Quelle que soit la tendance politique qu’ils arborent, les Gabonais, tous les Gabonais, en effet sont convaincus qu’il faut que le pays change. Pourtant, à cause des craintes ou de l’incompréhension des uns à l’égard des autres, cette volonté de changement ne trouve pas d’emprise dans nos actes et nos réflexions individuelles. Chacun capant dans des postures de préservations de ses acquis légitimes ou pas, voyant en l’autre l’incarnation du mal vécu ou potentiel.
Le forum patriotique, est le cadre du Gabon d’abord, cette patrie que nous souhaitons. En vérité, le sommet patriotique sera un lieu de discussion où les conversations porteront sur les sujets dont tous sont d’accord; laissant de côté des postures, les revendications qui fâchent; mettant de l’avant ce qui peut être le bien commun, le souhait minimal trouvé en chacun de nous pour l’intérêt de tous : l’amélioration politique, économique et sociale de notre pays.
Par rapport à cet objectif, chacun indiquera ce qu’il est prêt à faire pour que le pays change. Dans la discussion, patriotique, parce que c’est le pays que l’on met de l’avant et non soi-même, on fera des suggestions à partir des suggestions que les autres élaboreront en vue de les enrichir sans arrière pensée ou préconçus. Par cette volonté de porter plus loin ce que l’autre aura vu ou souhaiter pour chacun et tous, les discussions seront l’amorce de ce que ailleurs certains ont appelé la Révolution tranquille.

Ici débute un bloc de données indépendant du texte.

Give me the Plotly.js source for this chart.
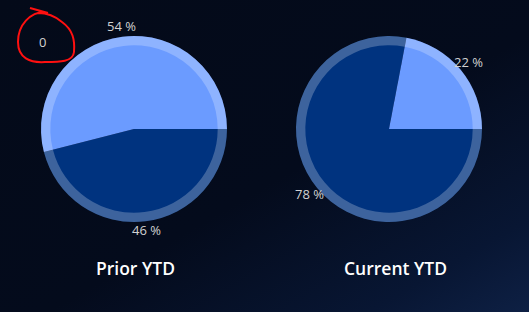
<!DOCTYPE html>
<html>
<head>
<meta charset="utf-8">
<script src="https://cdn.plot.ly/plotly-3.0.1.min.js"></script>
<style>
html,body{margin:0;padding:0;width:529px;height:312px;overflow:hidden;}
body{background:linear-gradient(150deg,#040a19 0%,#040b1c 55%,#081633 85%,#0e2044 100%);}
#chart{width:529px;height:312px;}
</style>
</head>
<body>
<div id="chart"></div>
<script>
var categories = ["Dark", "Light"];
var priorValues = [46, 54];
var currentValues = [78, 22];
var pieTitles = ["Prior YTD", "Current YTD"];
var cornerLabel = "0";

var sliceColors = ["#00337f", "#6b9bff"];
var ringColors = ["rgba(255,255,255,0.24)", "rgba(255,255,255,0.24)"];

var W = 529, H = 312;
var domains = [
  {x: [0.0775, 0.4291], y: [0.2885, 0.8846]},
  {x: [0.5595, 0.9112], y: [0.2885, 0.8846]}
];
var seriesList = [priorValues, currentValues];
var labelFont = {family: "Open Sans, sans-serif", size: 13, color: "#d2d2d2"};

var traces = [];
var annotations = [];
seriesList.forEach(function (vals, i) {
  traces.push({
    type: "pie",
    labels: categories,
    values: vals,
    sort: false,
    direction: "clockwise",
    rotation: 90,
    domain: domains[i],
    marker: {colors: sliceColors, line: {width: 0}},
    textinfo: "none",
    hoverinfo: "label+percent",
    showlegend: false
  });
  traces.push({
    type: "pie",
    labels: categories,
    values: vals,
    sort: false,
    direction: "clockwise",
    rotation: 90,
    hole: 0.9,
    domain: domains[i],
    marker: {colors: ringColors, line: {width: 0}},
    textinfo: "none",
    hoverinfo: "skip",
    showlegend: false
  });
  // percentage labels centred on each slice's mid-angle, just outside the pie
  var d = domains[i];
  var cx = W * (d.x[0] + d.x[1]) / 2;
  var cy = H * (1 - (d.y[0] + d.y[1]) / 2);
  var r = Math.min(W * (d.x[1] - d.x[0]), H * (d.y[1] - d.y[0])) / 2;
  var dist = r + 10;
  var total = vals.reduce(function (a, b) { return a + b; }, 0);
  var start = 0; // degrees, clockwise from 3 o'clock on screen
  vals.forEach(function (v) {
    var sweep = 360 * v / total;
    var mid = (start + sweep / 2) * Math.PI / 180;
    annotations.push({
      x: cx + dist * Math.cos(mid), y: cy + dist * Math.sin(mid) - 1,
      xref: "x", yref: "y", text: Math.round(100 * v / total) + " %",
      showarrow: false, font: labelFont, xanchor: "center", yanchor: "middle"
    });
    start += sweep;
  });
});

var titleX = [135, 395];
pieTitles.forEach(function (t, i) {
  annotations.push({
    x: titleX[i], y: 268, xref: "x", yref: "y", text: t, showarrow: false,
    font: {family: "Open Sans, sans-serif", size: 17.5, color: "#ffffff", weight: 600},
    xanchor: "center", yanchor: "middle"
  });
});
annotations.push({
  x: 42, y: 42, xref: "x", yref: "y", text: cornerLabel, showarrow: false,
  font: labelFont, xanchor: "center", yanchor: "middle"
});

var layout = {
  width: W, height: H,
  margin: {l: 0, r: 0, t: 0, b: 0, pad: 0},
  paper_bgcolor: "rgba(0,0,0,0)",
  plot_bgcolor: "rgba(0,0,0,0)",
  xaxis: {range: [0, W], visible: false, fixedrange: true},
  yaxis: {range: [H, 0], visible: false, fixedrange: true},
  annotations: annotations,
  shapes: [{
    type: "path", xref: "x", yref: "y",
    path: "M 30 8 L 48 13 M 45 12 C 30 12 18 25 18 42 C 18 58 30 63 45 62 C 60 62 73 62 74 52 C 75 40 73 30 62 22 C 55 16 48 13 38 13",
    line: {color: "#ff1010", width: 2}
  }]
};

Plotly.newPlot("chart", traces, layout, {displayModeBar: false, staticPlot: true});
</script>
</body>
</html>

La Révolution tranquille, Quiet revolution, désigne une période de l'histoire caractérisée par une réorientation de l'État qui adopte les principes modernes visant la construction d'une nouvelle identité s'écartant du nationalisme traditionnel. Au Québec, le changement sociopolitique qui a entraîné la rupture profonde du point de vu politique, économique et culture dans les façons traditionnelles de faire fonctionner l’État et la société québécoise ont institué une rupture importante et profonde entrainant une évolution séculaire. La rupture avec la tradition a été accélérée par les débats intenses sur la volonté de changement trouvé chez chaque acteur de la communauté. Chacun, en effet, voulant bannir les excès qui maintenaient le Québec dans la tradition et dans l’emprise de la domination anglo-saxonne, l’empêchant de se moderniser, a mis de l’avant sa volonté de changement dans l’espérant du bonheur de tous.
Nous savons que nous voulons tous nous dépasser, nous départir d’un certain héritage politique pour faire avancer le Gabon, comme le disent certains émergents. Pourtant, même si c’est une volonté partagée, l’évolution du pays piétine, je dirais même que dans certaines sphères le pays connait un recule.
Dans toute volonté commune de changement, comme dans toute société d’ailleurs, il existe des poches de résistance. Des gens qui désirent maintenir le statu quo pour ne pas perdre leurs privilèges et ainsi perpétuer des façons de faire et de vivre contraire à l’intérêt général, même si par ailleurs, ils vivent dans la crainte quotidienne de tout perdre. Il faut pourtant donner à ceux là les garanties de mieux vivre en commun si le pays change. C’est cela le but du forum patriotique. Chacun doit trouver dans le changement une condition d’existence apaisante et favorable à la créativité, à l’inventivité du pays que nous désirons. En recherchant le changement dans chacun et pour chacun, nous amorçons une révolution qui ne peut que provoquer la mutation de notre pays.